— GIVEN EXERCISE —
Copy each record exactly as it reads, leaving out any pictures it holds.

— THE DATA —
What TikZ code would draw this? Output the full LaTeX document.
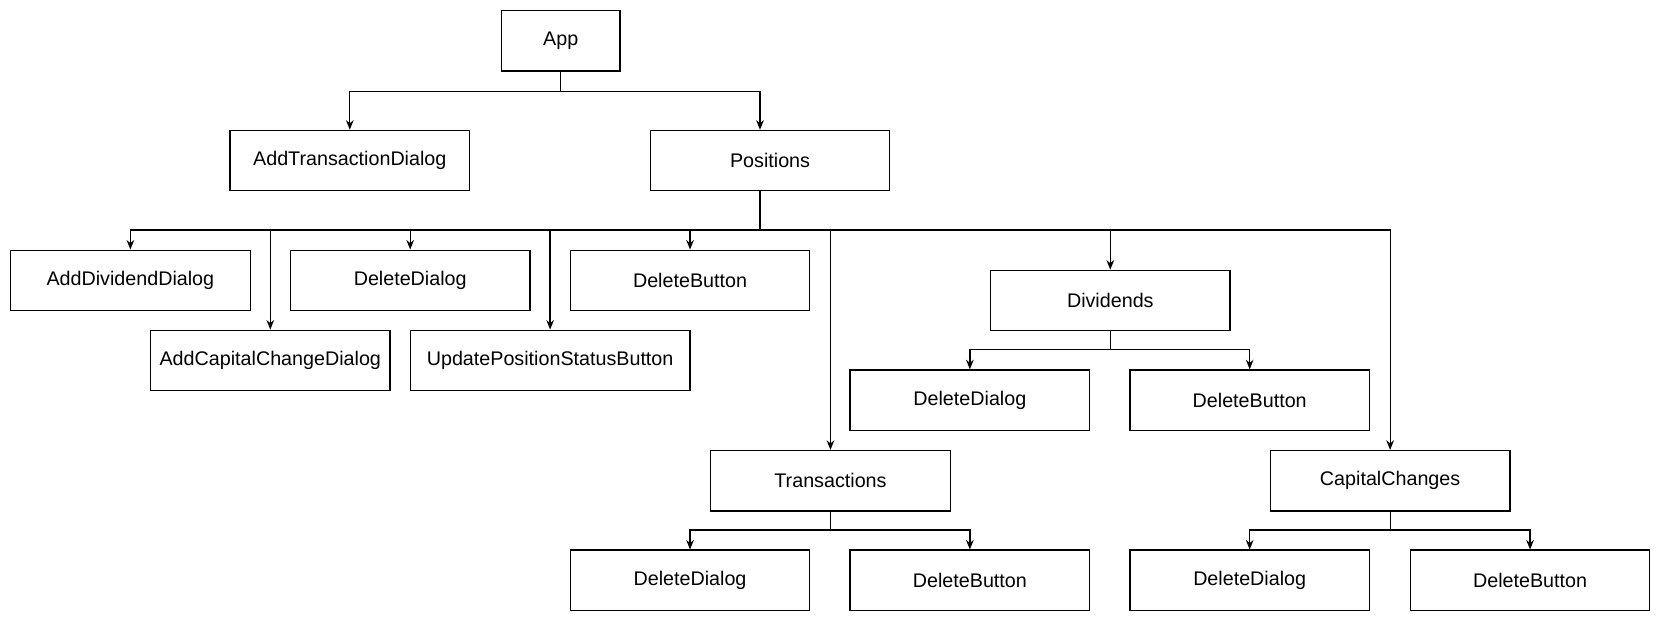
\documentclass[tikz,border=0pt]{standalone}
\usepackage{fontspec}
\setmainfont{Liberation Sans}
\usetikzlibrary{arrows.meta,calc}
\begin{document}
\begin{tikzpicture}[x=0.5pt,y=-0.5pt,
  box/.style={draw=black,line width=0.6pt,fill=white,minimum height=28.5pt,inner sep=0pt,font=\fontsize{9.3pt}{11pt}\selectfont},
  w226/.style={minimum width=113pt},
  arr/.style={line width=0.6pt,-{Stealth[length=4.5pt,width=3.6pt]}},
  ln/.style={line width=0.6pt}]
\useasboundingbox (0,0) rectangle (1568,586);
% nodes
\node[box,minimum width=56pt] (app) at (529,38.5) {App};
\node[box,w226] (atd) at (330,151.5) {AddTransactionDialog};
\node[box,w226] (pos) at (726.5,151.5) {Positions};
\node[box,w226] (add) at (123,264.5) {AddDividendDialog};
\node[box,w226] (dd1) at (387,264.5) {DeleteDialog};
\node[box,w226] (db1) at (651,264.5) {DeleteButton};
\node[box,w226] (acc) at (255,340) {AddCapitalChangeDialog};
\node[box,minimum width=132pt] (ups) at (519,340) {UpdatePositionStatusButton};
\node[box,w226] (div) at (1047.5,283.5) {Dividends};
\node[box,w226] (dd2) at (915,377.5) {DeleteDialog};
\node[box,w226] (db2) at (1179,377.5) {DeleteButton};
\node[box,w226] (tra) at (783.5,453.5) {Transactions};
\node[box,w226] (cap) at (1311.5,453.5) {CapitalChanges};
\node[box,w226] (dd3) at (651,547.5) {DeleteDialog};
\node[box,w226] (db3) at (915,547.5) {DeleteButton};
\node[box,w226] (dd4) at (1179,547.5) {DeleteDialog};
\node[box,w226] (db4) at (1443.5,547.5) {DeleteButton};
% bus coordinates
\coordinate (appbus) at (529,86);
\coordinate (posbus) at (717,217);
\coordinate (divbus) at (1047.5,330);
\coordinate (trabus) at (783.5,500);
\coordinate (capbus) at (1311.5,500);
% App edges
\draw[arr] (app.south) -- (appbus) -| (atd.north);
\draw[arr] (app.south) -- (appbus) -| (posbus |- pos.north);
% Positions edges
\foreach \c in {add,dd1,db1,acc,ups,tra,div,cap}
  \draw[arr] (posbus |- pos.south) -- (posbus) -| (\c.north);
% Dividends
\foreach \c in {dd2,db2}
  \draw[arr] (div.south) -- (divbus) -| (\c.north);
% Transactions
\foreach \c in {dd3,db3}
  \draw[arr] (tra.south) -- (trabus) -| (\c.north);
% CapitalChanges
\foreach \c in {dd4,db4}
  \draw[arr] (cap.south) -- (capbus) -| (\c.north);
\end{tikzpicture}
\end{document}
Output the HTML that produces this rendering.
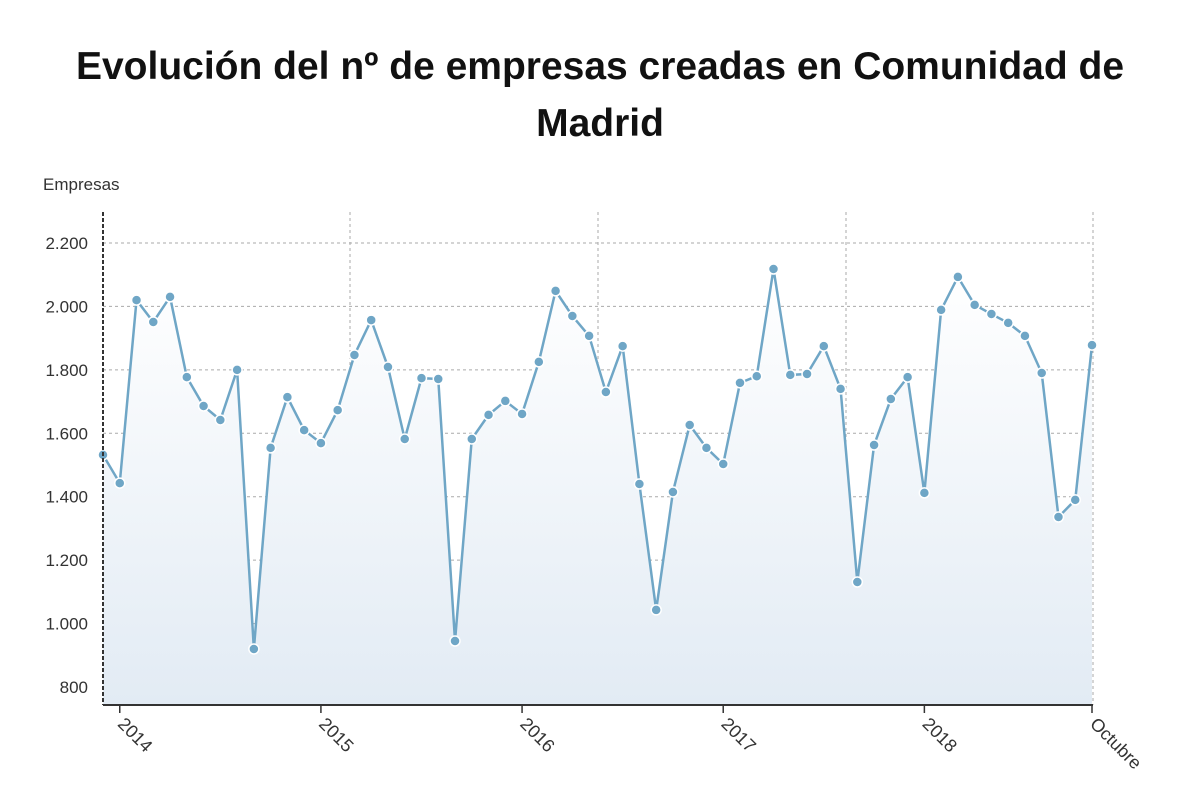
<!DOCTYPE html>
<html><head><meta charset="utf-8">
<style>
body{margin:0;background:#fff;width:1200px;height:808px;overflow:hidden;font-family:"Liberation Sans",sans-serif}
#title{position:absolute;left:0;width:1200px;top:38px;text-align:center;font-weight:bold;font-size:39px;line-height:57px;color:#111}
</style></head><body>
<div id="title">Evolución del nº de empresas creadas en Comunidad de<br>Madrid</div>
<svg id="chart" width="1200" height="808" style="position:absolute;left:0;top:0">
<defs><linearGradient id="g" x1="0" y1="0" x2="0" y2="1"><stop offset="0" stop-color="#ffffff"/><stop offset="1" stop-color="#e2ebf4"/></linearGradient></defs>
</svg>
<script>
const values=[1532,1443,2020,1951,2030,1777,1686,1642,1800,920,1554,1714,1610,1569,1673,1847,1957,1809,1582,1774,1771,945,1582,1658,1702,1661,1825,2049,1970,1907,1730,1875,1440,1043,1415,1626,1554,1503,1759,1780,2118,1784,1787,1875,1740,1131,1563,1708,1777,1412,1989,2093,2005,1976,1948,1907,1790,1336,1390,1878];
const yTicks=[800,1000,1200,1400,1600,1800,2000,2200];
const yTickLabels=["800","1.000","1.200","1.400","1.600","1.800","2.000","2.200"];
const xTickIdx=[1,13,25,37,49,59];
const xTickLabels=["2014","2015","2016","2017","2018","Octubre"];
const svg=document.getElementById('chart');const NS='http://www.w3.org/2000/svg';
const L=103,R=1092,T=212,B=705;
const x=i=>L+(R-L)*i/(values.length-1);
const y=v=>687-(v-800)*(444/1400);
function mk(t,a,p){const e=document.createElementNS(NS,t);for(const k in a)e.setAttribute(k,a[k]);(p||svg).appendChild(e);return e;}
// grid
yTicks.forEach((v,i)=>{
 const g=mk('line',{x1:L,x2:R,y1:y(v),y2:y(v),stroke:'#aaa','stroke-dasharray':'3,3'});
 
 
 const t=mk('text',{x:88,y:y(v)+6,'text-anchor':'end','font-size':17,fill:'#333'});t.textContent=yTickLabels[i];
 
 
});
[350,598,846,1093].forEach(px=>{
 const g=mk('line',{x1:px,x2:px,y1:T,y2:B,stroke:'#aaa','stroke-dasharray':'3,3'});
 
 
});
// area
let d='M'+x(0)+','+B;values.forEach((v,i)=>d+=' L'+x(i)+','+y(v));d+=' L'+x(values.length-1)+','+B+' Z';
const area=mk('path',{d:d,fill:'url(#g)'});


let ld='';values.forEach((v,i)=>ld+=(i?' L':'M')+x(i)+','+y(v));
const line=mk('path',{d:ld,fill:'none',stroke:'#6fa6c6','stroke-width':2.5});


values.forEach((v,i)=>{
 const c=mk('circle',{cx:x(i),cy:y(v),r:5,fill:'#6fa6c6',stroke:'#fff','stroke-width':1.5});
 
 
});
// axes
const ya=mk('line',{x1:L,x2:L,y1:T,y2:B,stroke:'#333','stroke-width':2,'stroke-dasharray':'4,2'});


const xa=mk('line',{x1:L,x2:R+1,y1:B,y2:B,stroke:'#333','stroke-width':2});


xTickIdx.forEach((idx,i)=>{
 const px=x(idx);
 const tk=mk('line',{x1:px,x2:px,y1:B,y2:B+8,stroke:'#333','stroke-width':1.5});
 
 
 const t=mk('text',{x:px-3,y:B+20,'font-size':18,fill:'#333',transform:'rotate(45 '+(px-3)+' '+(B+20)+')'});t.textContent=xTickLabels[i];
 
 
});
const yt=mk('text',{x:43,y:190,'font-size':17,fill:'#333'});yt.textContent='Empresas';


</script>
</body></html>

— RESULT —
What TikZ code would draw this? Output the full LaTeX document.
\documentclass[tikz,border=0pt]{standalone}
\usepackage{fontspec}
\setmainfont{Liberation Sans}
\usetikzlibrary{arrows.meta,calc}
\begin{document}
\begin{tikzpicture}[x=0.5pt,y=-0.5pt,
  box/.style={draw=black,line width=0.6pt,fill=white,minimum height=28.5pt,inner sep=0pt,font=\fontsize{9.3pt}{11pt}\selectfont},
  w226/.style={minimum width=113pt},
  arr/.style={line width=0.6pt,-{Stealth[length=4.5pt,width=3.6pt]}},
  ln/.style={line width=0.6pt}]
\useasboundingbox (0,0) rectangle (1568,586);
% nodes
\node[box,minimum width=56pt] (app) at (529,38.5) {App};
\node[box,w226] (atd) at (330,151.5) {AddTransactionDialog};
\node[box,w226] (pos) at (726.5,151.5) {Positions};
\node[box,w226] (add) at (123,264.5) {AddDividendDialog};
\node[box,w226] (dd1) at (387,264.5) {DeleteDialog};
\node[box,w226] (db1) at (651,264.5) {DeleteButton};
\node[box,w226] (acc) at (255,340) {AddCapitalChangeDialog};
\node[box,minimum width=132pt] (ups) at (519,340) {UpdatePositionStatusButton};
\node[box,w226] (div) at (1047.5,283.5) {Dividends};
\node[box,w226] (dd2) at (915,377.5) {DeleteDialog};
\node[box,w226] (db2) at (1179,377.5) {DeleteButton};
\node[box,w226] (tra) at (783.5,453.5) {Transactions};
\node[box,w226] (cap) at (1311.5,453.5) {CapitalChanges};
\node[box,w226] (dd3) at (651,547.5) {DeleteDialog};
\node[box,w226] (db3) at (915,547.5) {DeleteButton};
\node[box,w226] (dd4) at (1179,547.5) {DeleteDialog};
\node[box,w226] (db4) at (1443.5,547.5) {DeleteButton};
% bus coordinates
\coordinate (appbus) at (529,86);
\coordinate (posbus) at (717,217);
\coordinate (divbus) at (1047.5,330);
\coordinate (trabus) at (783.5,500);
\coordinate (capbus) at (1311.5,500);
% App edges
\draw[arr] (app.south) -- (appbus) -| (atd.north);
\draw[arr] (app.south) -- (appbus) -| (posbus |- pos.north);
% Positions edges
\foreach \c in {add,dd1,db1,acc,ups,tra,div,cap}
  \draw[arr] (posbus |- pos.south) -- (posbus) -| (\c.north);
% Dividends
\foreach \c in {dd2,db2}
  \draw[arr] (div.south) -- (divbus) -| (\c.north);
% Transactions
\foreach \c in {dd3,db3}
  \draw[arr] (tra.south) -- (trabus) -| (\c.north);
% CapitalChanges
\foreach \c in {dd4,db4}
  \draw[arr] (cap.south) -- (capbus) -| (\c.north);
\end{tikzpicture}
\end{document}
Output the HTML that produces this rendering.
<!DOCTYPE html>
<html><head><meta charset="utf-8">
<style>
body{margin:0;background:#fff;width:1200px;height:808px;overflow:hidden;font-family:"Liberation Sans",sans-serif}
#title{position:absolute;left:0;width:1200px;top:38px;text-align:center;font-weight:bold;font-size:39px;line-height:57px;color:#111}
</style></head><body>
<div id="title">Evolución del nº de empresas creadas en Comunidad de<br>Madrid</div>
<svg id="chart" width="1200" height="808" style="position:absolute;left:0;top:0">
<defs><linearGradient id="g" x1="0" y1="0" x2="0" y2="1"><stop offset="0" stop-color="#ffffff"/><stop offset="1" stop-color="#e2ebf4"/></linearGradient></defs>
</svg>
<script>
const values=[1532,1443,2020,1951,2030,1777,1686,1642,1800,920,1554,1714,1610,1569,1673,1847,1957,1809,1582,1774,1771,945,1582,1658,1702,1661,1825,2049,1970,1907,1730,1875,1440,1043,1415,1626,1554,1503,1759,1780,2118,1784,1787,1875,1740,1131,1563,1708,1777,1412,1989,2093,2005,1976,1948,1907,1790,1336,1390,1878];
const yTicks=[800,1000,1200,1400,1600,1800,2000,2200];
const yTickLabels=["800","1.000","1.200","1.400","1.600","1.800","2.000","2.200"];
const xTickIdx=[1,13,25,37,49,59];
const xTickLabels=["2014","2015","2016","2017","2018","Octubre"];
const svg=document.getElementById('chart');const NS='http://www.w3.org/2000/svg';
const L=103,R=1092,T=212,B=705;
const x=i=>L+(R-L)*i/(values.length-1);
const y=v=>687-(v-800)*(444/1400);
function mk(t,a,p){const e=document.createElementNS(NS,t);for(const k in a)e.setAttribute(k,a[k]);(p||svg).appendChild(e);return e;}
// grid
yTicks.forEach((v,i)=>{
 const g=mk('line',{x1:L,x2:R,y1:y(v),y2:y(v),stroke:'#aaa','stroke-dasharray':'3,3'});
 
 
 const t=mk('text',{x:88,y:y(v)+6,'text-anchor':'end','font-size':17,fill:'#333'});t.textContent=yTickLabels[i];
 
 
});
[350,598,846,1093].forEach(px=>{
 const g=mk('line',{x1:px,x2:px,y1:T,y2:B,stroke:'#aaa','stroke-dasharray':'3,3'});
 
 
});
// area
let d='M'+x(0)+','+B;values.forEach((v,i)=>d+=' L'+x(i)+','+y(v));d+=' L'+x(values.length-1)+','+B+' Z';
const area=mk('path',{d:d,fill:'url(#g)'});


let ld='';values.forEach((v,i)=>ld+=(i?' L':'M')+x(i)+','+y(v));
const line=mk('path',{d:ld,fill:'none',stroke:'#6fa6c6','stroke-width':2.5});


values.forEach((v,i)=>{
 const c=mk('circle',{cx:x(i),cy:y(v),r:5,fill:'#6fa6c6',stroke:'#fff','stroke-width':1.5});
 
 
});
// axes
const ya=mk('line',{x1:L,x2:L,y1:T,y2:B,stroke:'#333','stroke-width':2,'stroke-dasharray':'4,2'});


const xa=mk('line',{x1:L,x2:R+1,y1:B,y2:B,stroke:'#333','stroke-width':2});


xTickIdx.forEach((idx,i)=>{
 const px=x(idx);
 const tk=mk('line',{x1:px,x2:px,y1:B,y2:B+8,stroke:'#333','stroke-width':1.5});
 
 
 const t=mk('text',{x:px-3,y:B+20,'font-size':18,fill:'#333',transform:'rotate(45 '+(px-3)+' '+(B+20)+')'});t.textContent=xTickLabels[i];
 
 
});
const yt=mk('text',{x:43,y:190,'font-size':17,fill:'#333'});yt.textContent='Empresas';


</script>
</body></html>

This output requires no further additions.